She lifted the painful foot off the ground.
He sighed and looked exasperated and bored at the same time. ‘Then getting the sand out would seem like a solution.’
Childishly, she wanted to refuse. But his suggestion, even if it was couched as an order, made common sense.
‘You don’t have to wait,’ she said as she lowered herself onto a large smooth rock, taking care not to crush the alpine plant with its spikes of orange flowers that was crawling over it. ‘I’ll catch you up.’
She added a silent postscript—Not!
She was curling up her leg to loosen the buckle across her foot when he dropped into a casual squat beside her. She felt a flare of alarm as his dark face came level with her own and thought,What do you not understand about ‘I’ll catch you up’?
How, she wondered, casting him a look through her lashes, could anyone look so elegant when they had to be squelching?
After a moment she reacted to his imperative gesture and his look of impatience and extended her foot, reluctance etched into her face and the action.
She sat immobile, breathing shallowly as he took the sandal by the heel and drew it over her narrow foot. Dropping it, he held her foot, turning it lightly from side to side, seeing the red inflamed area under the crusting of damp and drying sand.
The clicking sound of his tongue suggested to Grace that he thought she had done it on purpose, just to irritate him, but nothing could have been more gentle or clinical than his touch as he brushed the sand away, exposing a small blister below the protrusion of her ankle and a wider reddened area on the pale blue veined skin.
His job was done, but he didn’t release her foot, and neither did Grace withdraw it. She was experiencing a strange, not-quite-there, drugged dreamy sensation as his long square-tipped fingers moved over the delicate bones of her foot almost as though he was memorising them.
Grace’s breath came in short, shallow, staccato gasps. She was unable to see his face so she stared at the top of his dark head. The sun was already starting to dry the glossy raven strands, but she felt sure that had she sunk her hands into the abundant growth it would have been wet against his scalp.
She wouldn’t, obviously.
Her flexing fingertips didn’t seem to hear the message. She had actually half extended her hand when he dropped her foot abruptly and sank back on his heels, grabbing her sandal and handing it to her.
As if released from a spell, Grace started to breathe again, the heat that had expanded in her belly putting colour in her pale cheeks.
She snatched the sandal from his hand, reacting to some inbuilt protective instinct and taking care not to make contact with his fingers.
‘I have some plasters in my room...fast healing for blisters,’ she babbled inanely as she thrust her foot back into her sandal. And then, in case he thought she was asking him to help, she added far too brightly, ‘I’m quite a dab hand with plasters...medical training and all...’
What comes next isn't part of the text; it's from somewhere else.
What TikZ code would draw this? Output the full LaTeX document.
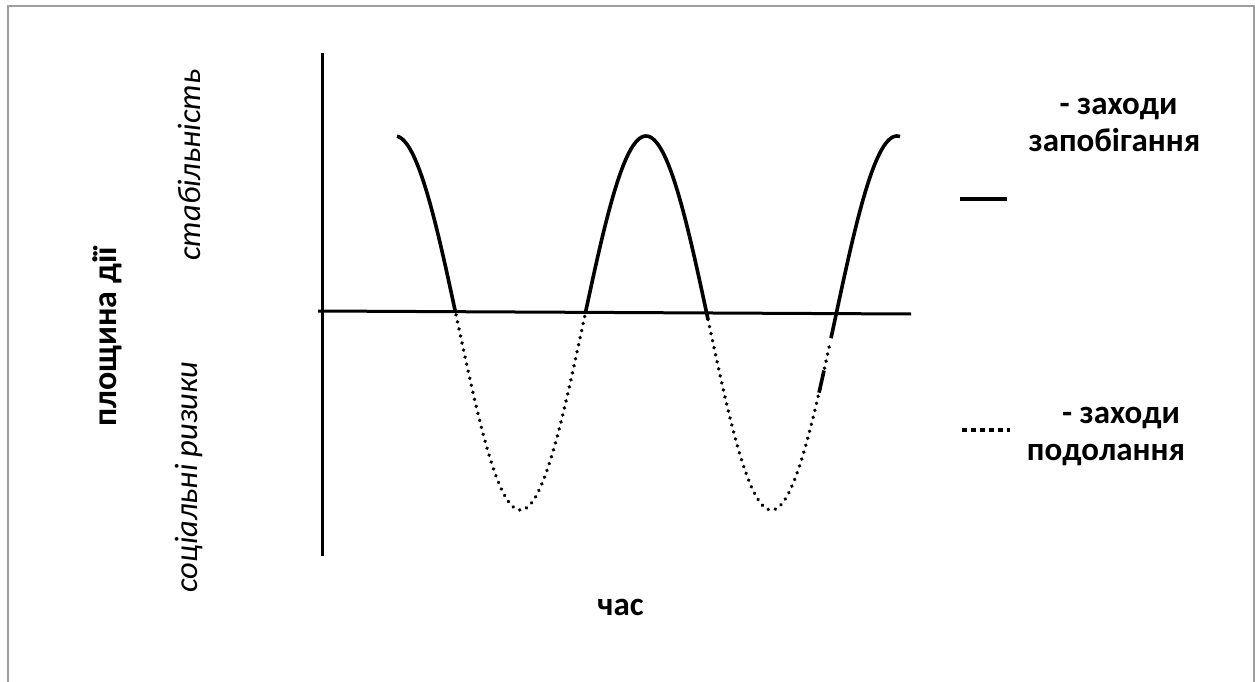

She was addressing her flow of words to her feet and not the man beside her.
She began to struggle to her feet, pretending she had not seen the hand extended to her, which was quickly dropped as its owner stood back to watch her.
Stubborn, hard-headed little witch.
‘I hope you are not expecting me to carry you?’ he said.
His hooded gaze slid down her slim, supple curves, moulded by saturated clothing, and he made the mistake of allowing the memory of how she had felt warm and soft in his arms to surface and taunt him.
Seven and a half stone wet and encrusted with sand... An image formed in his head of removing not just the sand on her slender foot but from her entire body...the smooth supple expanses and the secret crevices.
He dropped his hand and rose abruptly to his feet. He knew there was no water available that would cool the heat that hardened his body.
‘I think I’ll manage,’ she said, addressing her dry retort to the left side of shoulder.
But somehow she encountered his eyes, dark and—
The expression in them and the damped-down heat in their darkness made her stomach muscles quiver violently.
It was not one of the search parties that Marta had sent out that found them but Marta herself, and she listened to the story of the grotto delivered by Theo with an expression of horror on her face.
Grace stood passively listening to the interchange and shot him a fulminating glare. He might have played down his own heroism, but he had definitely played up her helplessness and stupidity.
The older woman looked white with shock as she took Grace’s arm, and Grace experienced a spasm of guilt.